Sur le fait que des journalistes ou des personnes se soient félicités du coup d’état à l’antenne, c’est déplorable et il y a des lois contre cela à l’encontre des personnes impliqués…. La justice doit faire son travail. Je considère que ne pas renouveler une concession était une mesure arbitraire… Ce n’était pas à Conatel de faire justice, mais bien à la Justice d’accuser les personnes responsables de leur propos.
Enfin, quelle est votre opinion sur l’absence de débat politique au Venezuela sur les médias? Pour moi, c’est une hérésie qui ne conduit qu’à la polarisation entre 2 camps…. Communiquer, c’est « bien » à partir du moment où cela ne devient pas de la propagande à sens unique. Le Venezuela et son représentant ultime, le président Chavez, devrait maintenant penser à passer une nouvelle étape après 11 ans: Echanger, écouter, débattre…
Je suis entièrement d’accord avec vous sur l’absence de débat (politique, ou économique, ou autre) au Venezuela. J’irai jusqu’à dire qu’il n’y a jamais eu débat au Venezuela, même avant Chávez. La qualité de l’information, surtout télévisée, a toujours été extrêmement pauvre et déficiente.
Je puis me tromper, mais durant la « démocratie » de la IVe République, je pense qu’il n’y a jamais eu de débat télévisé entre candidats à la présidence, pour prendre un exemple des plus flagrants. Le débat ouvert et contradictoire ne fait tout simplement pas partie de la culture politique vénézuélienne. On peut le déplorer.

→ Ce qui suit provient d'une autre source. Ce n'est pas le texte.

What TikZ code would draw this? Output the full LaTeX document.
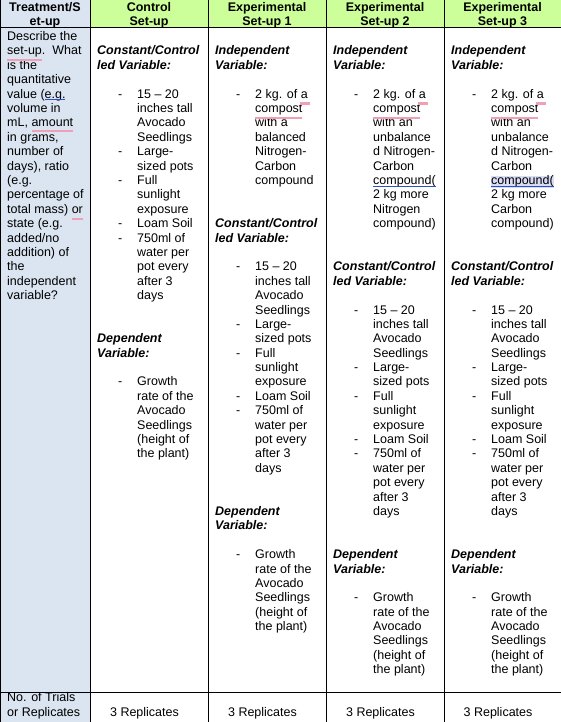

Quant à voir Hugo Chávez passer à une étape d’échange et de débat, je crois que ce n’est ni dans ces intentions, ni dans l’air du temps. Car Chavez se trouve pris dans une spirale de radicalisation révolutionnaire, comme celle dans laquelle se trouvèrent Robespierre ou Lénine en leur temps. Il y a là comme une machine infernale, une logique révolutionnaire/contre-révolutionnaire que rien ne semble pouvoir arrêter. « Por ahora ».